Exercise directions = Search the data for the word "Emit" and copy every line where it occurs.

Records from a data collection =
+===+

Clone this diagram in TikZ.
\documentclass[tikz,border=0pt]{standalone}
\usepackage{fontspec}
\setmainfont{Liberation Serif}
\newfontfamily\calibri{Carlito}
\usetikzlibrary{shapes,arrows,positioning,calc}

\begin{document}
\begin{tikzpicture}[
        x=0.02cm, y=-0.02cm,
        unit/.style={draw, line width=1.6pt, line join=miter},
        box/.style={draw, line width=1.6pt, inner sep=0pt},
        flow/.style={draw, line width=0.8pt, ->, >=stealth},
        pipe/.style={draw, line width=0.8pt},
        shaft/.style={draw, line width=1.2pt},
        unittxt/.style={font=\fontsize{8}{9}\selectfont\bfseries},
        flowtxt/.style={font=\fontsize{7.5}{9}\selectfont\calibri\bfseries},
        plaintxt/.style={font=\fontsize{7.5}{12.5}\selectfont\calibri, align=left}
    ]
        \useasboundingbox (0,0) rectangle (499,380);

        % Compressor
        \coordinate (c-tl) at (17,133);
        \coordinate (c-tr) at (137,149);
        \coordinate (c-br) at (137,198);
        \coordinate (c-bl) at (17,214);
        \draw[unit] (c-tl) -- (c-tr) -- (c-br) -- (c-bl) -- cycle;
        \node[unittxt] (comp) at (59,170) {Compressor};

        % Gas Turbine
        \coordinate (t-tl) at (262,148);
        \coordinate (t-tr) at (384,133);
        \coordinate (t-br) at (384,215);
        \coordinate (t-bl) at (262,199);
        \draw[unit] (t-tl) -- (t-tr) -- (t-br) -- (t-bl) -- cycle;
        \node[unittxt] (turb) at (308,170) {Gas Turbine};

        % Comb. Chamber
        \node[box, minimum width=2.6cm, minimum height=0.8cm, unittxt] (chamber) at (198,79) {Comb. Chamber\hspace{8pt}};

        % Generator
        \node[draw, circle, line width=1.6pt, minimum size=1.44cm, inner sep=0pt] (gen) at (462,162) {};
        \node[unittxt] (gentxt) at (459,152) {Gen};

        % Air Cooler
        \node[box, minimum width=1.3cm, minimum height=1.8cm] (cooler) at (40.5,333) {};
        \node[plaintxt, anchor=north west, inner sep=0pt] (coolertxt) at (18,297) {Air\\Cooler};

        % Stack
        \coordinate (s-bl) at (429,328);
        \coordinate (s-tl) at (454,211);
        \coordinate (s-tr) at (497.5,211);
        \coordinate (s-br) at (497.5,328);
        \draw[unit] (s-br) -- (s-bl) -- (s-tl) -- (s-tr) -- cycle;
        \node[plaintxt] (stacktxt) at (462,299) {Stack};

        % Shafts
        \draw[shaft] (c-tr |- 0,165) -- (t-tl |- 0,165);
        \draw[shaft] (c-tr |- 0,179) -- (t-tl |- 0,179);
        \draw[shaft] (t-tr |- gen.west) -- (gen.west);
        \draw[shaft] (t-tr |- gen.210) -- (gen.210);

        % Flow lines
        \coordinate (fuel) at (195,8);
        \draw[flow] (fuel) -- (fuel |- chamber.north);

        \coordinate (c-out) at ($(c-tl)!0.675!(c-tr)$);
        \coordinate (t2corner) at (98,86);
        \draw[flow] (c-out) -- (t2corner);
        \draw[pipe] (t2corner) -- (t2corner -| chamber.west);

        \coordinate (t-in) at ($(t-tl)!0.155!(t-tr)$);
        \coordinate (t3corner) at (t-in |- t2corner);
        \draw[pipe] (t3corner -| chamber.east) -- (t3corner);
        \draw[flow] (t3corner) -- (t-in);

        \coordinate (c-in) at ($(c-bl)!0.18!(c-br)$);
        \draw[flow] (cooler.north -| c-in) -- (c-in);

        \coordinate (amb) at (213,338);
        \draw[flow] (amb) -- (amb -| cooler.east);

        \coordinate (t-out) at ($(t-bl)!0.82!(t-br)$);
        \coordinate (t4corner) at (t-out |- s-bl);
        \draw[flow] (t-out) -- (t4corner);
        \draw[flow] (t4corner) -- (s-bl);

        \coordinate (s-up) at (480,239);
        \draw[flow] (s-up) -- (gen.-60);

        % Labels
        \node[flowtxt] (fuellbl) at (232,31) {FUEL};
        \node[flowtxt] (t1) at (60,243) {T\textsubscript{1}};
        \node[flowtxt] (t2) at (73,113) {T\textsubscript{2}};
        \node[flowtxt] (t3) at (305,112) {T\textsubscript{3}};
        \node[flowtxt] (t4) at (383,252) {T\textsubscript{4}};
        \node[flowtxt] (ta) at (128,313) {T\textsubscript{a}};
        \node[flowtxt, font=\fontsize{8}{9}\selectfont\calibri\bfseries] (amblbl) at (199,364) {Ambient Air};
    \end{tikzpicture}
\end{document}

+===+

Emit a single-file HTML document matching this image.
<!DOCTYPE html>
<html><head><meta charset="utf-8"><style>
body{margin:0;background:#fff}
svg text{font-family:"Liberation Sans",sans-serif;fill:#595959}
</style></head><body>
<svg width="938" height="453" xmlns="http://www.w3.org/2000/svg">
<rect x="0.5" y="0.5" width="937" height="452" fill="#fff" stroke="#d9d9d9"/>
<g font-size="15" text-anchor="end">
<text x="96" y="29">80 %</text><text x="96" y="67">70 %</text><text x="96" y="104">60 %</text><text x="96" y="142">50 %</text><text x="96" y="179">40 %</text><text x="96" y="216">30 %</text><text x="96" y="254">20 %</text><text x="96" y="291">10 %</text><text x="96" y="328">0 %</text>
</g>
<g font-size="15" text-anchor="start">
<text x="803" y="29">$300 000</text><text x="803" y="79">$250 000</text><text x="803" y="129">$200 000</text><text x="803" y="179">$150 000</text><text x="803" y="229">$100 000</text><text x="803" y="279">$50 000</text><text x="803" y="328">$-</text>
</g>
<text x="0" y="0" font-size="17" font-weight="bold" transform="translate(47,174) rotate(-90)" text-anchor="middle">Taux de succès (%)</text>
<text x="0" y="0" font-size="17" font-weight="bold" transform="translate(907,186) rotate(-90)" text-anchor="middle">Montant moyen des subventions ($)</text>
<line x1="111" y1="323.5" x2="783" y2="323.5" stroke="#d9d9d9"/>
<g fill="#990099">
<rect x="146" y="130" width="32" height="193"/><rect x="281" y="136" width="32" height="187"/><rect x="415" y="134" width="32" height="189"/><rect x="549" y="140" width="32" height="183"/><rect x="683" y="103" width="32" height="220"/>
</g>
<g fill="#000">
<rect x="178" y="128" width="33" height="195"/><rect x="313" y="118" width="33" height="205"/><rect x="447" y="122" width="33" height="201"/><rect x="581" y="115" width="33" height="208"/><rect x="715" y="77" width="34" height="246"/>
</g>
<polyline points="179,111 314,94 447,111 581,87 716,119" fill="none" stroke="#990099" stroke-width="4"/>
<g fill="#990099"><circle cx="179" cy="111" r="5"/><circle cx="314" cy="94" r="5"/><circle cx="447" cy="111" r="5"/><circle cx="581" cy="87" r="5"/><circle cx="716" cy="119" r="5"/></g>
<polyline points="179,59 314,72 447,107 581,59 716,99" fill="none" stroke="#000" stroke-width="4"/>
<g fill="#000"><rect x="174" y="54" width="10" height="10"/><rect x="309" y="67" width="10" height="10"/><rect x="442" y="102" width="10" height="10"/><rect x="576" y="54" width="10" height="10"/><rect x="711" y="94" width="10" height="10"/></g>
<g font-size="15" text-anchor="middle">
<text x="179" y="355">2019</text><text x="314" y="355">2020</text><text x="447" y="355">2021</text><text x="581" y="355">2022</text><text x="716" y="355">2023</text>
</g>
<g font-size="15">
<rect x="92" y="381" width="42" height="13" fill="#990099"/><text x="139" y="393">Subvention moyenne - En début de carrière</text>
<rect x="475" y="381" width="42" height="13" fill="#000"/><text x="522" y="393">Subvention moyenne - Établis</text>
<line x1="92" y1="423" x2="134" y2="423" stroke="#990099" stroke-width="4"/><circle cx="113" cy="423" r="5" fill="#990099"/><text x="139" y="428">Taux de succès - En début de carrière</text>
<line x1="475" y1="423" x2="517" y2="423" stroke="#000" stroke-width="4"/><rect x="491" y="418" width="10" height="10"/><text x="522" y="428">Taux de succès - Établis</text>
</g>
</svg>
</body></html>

+===+

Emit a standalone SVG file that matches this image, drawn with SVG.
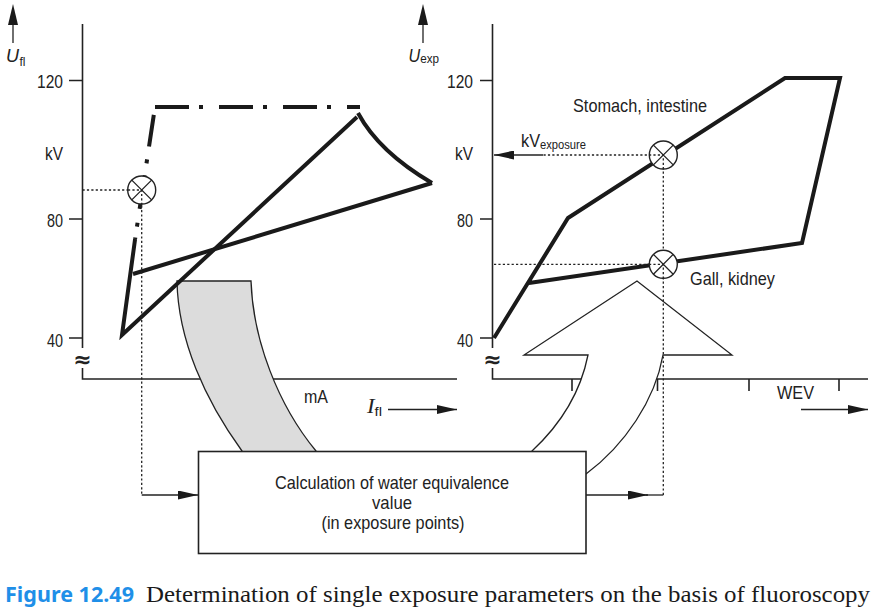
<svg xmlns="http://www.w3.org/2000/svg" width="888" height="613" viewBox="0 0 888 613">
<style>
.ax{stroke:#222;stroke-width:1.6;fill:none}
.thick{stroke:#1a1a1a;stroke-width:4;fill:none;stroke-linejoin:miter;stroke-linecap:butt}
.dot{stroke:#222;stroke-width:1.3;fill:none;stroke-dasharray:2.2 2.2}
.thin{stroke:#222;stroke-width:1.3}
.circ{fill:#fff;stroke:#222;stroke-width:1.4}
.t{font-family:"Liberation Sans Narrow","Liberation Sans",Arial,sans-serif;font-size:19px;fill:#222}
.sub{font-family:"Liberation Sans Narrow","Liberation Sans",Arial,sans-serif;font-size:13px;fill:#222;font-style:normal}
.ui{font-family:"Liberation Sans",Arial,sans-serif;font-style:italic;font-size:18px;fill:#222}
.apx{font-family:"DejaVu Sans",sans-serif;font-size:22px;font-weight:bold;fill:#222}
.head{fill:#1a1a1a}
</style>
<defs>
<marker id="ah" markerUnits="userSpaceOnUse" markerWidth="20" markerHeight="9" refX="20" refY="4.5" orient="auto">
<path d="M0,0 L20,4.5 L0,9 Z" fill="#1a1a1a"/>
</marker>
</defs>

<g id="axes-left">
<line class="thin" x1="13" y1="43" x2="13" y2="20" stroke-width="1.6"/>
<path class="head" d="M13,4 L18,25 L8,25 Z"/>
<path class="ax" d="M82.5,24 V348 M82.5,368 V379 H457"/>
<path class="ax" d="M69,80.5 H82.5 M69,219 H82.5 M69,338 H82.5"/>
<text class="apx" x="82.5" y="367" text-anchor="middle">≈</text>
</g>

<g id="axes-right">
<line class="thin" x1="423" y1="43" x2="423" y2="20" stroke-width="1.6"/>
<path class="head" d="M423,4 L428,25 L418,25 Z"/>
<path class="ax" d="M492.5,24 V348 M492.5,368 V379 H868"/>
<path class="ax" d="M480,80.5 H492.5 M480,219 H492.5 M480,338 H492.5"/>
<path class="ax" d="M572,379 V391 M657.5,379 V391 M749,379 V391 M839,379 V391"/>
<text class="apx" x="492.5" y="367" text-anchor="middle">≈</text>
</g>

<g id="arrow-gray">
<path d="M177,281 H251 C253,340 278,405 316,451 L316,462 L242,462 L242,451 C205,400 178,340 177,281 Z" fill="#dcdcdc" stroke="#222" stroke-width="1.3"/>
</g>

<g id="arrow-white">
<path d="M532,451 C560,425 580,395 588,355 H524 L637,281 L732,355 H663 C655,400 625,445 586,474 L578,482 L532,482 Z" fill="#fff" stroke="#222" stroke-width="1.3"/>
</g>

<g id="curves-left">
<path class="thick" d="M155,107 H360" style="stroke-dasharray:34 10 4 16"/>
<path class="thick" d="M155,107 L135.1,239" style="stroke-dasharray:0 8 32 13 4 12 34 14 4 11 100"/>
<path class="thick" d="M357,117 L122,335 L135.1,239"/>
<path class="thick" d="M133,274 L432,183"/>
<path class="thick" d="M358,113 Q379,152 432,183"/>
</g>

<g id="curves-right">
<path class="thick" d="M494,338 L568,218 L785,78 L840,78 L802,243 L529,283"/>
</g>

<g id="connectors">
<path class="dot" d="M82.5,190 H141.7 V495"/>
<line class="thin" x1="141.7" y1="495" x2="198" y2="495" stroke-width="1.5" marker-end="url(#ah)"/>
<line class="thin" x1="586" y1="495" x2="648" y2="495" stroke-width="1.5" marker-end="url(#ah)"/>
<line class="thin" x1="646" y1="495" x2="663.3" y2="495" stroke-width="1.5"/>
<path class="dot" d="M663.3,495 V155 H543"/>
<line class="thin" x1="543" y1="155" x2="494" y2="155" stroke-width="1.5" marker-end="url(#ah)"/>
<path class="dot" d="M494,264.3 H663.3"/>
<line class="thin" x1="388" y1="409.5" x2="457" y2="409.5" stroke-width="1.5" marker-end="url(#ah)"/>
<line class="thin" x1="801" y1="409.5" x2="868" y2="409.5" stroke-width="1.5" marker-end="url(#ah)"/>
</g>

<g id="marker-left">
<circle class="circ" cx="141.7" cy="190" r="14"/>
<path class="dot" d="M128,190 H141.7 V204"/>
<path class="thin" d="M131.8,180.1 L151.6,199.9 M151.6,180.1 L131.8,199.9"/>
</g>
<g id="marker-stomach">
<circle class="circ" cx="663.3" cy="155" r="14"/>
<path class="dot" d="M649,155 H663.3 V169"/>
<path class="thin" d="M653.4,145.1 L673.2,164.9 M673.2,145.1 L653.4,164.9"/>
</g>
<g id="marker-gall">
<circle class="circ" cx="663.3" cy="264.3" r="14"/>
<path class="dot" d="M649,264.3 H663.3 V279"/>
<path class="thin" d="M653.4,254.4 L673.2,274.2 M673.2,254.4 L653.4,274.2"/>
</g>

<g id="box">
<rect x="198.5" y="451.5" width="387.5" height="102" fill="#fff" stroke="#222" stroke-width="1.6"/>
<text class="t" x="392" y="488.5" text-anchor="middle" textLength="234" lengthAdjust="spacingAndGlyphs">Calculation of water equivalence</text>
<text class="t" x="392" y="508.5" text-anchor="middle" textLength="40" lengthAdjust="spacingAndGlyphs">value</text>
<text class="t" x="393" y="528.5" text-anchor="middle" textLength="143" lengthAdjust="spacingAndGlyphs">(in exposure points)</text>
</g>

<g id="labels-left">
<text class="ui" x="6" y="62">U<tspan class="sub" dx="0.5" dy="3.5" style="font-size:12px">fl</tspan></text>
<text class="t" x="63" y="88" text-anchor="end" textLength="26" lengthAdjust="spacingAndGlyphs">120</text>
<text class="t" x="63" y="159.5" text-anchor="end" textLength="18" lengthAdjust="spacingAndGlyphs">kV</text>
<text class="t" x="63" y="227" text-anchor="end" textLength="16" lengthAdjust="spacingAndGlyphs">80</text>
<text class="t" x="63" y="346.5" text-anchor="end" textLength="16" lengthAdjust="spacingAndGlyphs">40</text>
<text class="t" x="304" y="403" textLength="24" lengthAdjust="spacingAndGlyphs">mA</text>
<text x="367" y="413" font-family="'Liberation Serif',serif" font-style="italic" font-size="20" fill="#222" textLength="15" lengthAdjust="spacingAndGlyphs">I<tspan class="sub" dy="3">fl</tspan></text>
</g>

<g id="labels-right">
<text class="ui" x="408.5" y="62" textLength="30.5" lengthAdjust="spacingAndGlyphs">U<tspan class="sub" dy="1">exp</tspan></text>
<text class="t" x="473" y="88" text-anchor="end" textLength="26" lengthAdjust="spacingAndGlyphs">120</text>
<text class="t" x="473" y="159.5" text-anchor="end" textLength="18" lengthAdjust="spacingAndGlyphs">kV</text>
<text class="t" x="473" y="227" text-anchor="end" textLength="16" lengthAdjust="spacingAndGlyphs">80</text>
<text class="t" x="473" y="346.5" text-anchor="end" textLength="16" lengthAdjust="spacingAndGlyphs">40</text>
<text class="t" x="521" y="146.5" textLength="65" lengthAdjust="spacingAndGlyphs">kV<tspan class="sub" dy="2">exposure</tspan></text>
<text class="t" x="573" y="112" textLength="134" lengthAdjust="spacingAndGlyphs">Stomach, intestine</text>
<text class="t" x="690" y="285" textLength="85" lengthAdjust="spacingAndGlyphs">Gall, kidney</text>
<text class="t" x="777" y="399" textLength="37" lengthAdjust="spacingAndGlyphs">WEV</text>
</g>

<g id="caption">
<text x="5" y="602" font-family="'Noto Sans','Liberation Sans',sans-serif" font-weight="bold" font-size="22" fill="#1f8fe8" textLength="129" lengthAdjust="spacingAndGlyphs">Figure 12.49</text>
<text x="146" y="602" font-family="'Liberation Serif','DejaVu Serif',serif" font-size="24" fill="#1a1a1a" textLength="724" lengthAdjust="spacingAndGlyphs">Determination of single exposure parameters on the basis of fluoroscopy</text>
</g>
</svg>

+===+

Exercise output =
Emit a single-file HTML document matching this image.
Emit a standalone SVG file that matches this image, drawn with SVG.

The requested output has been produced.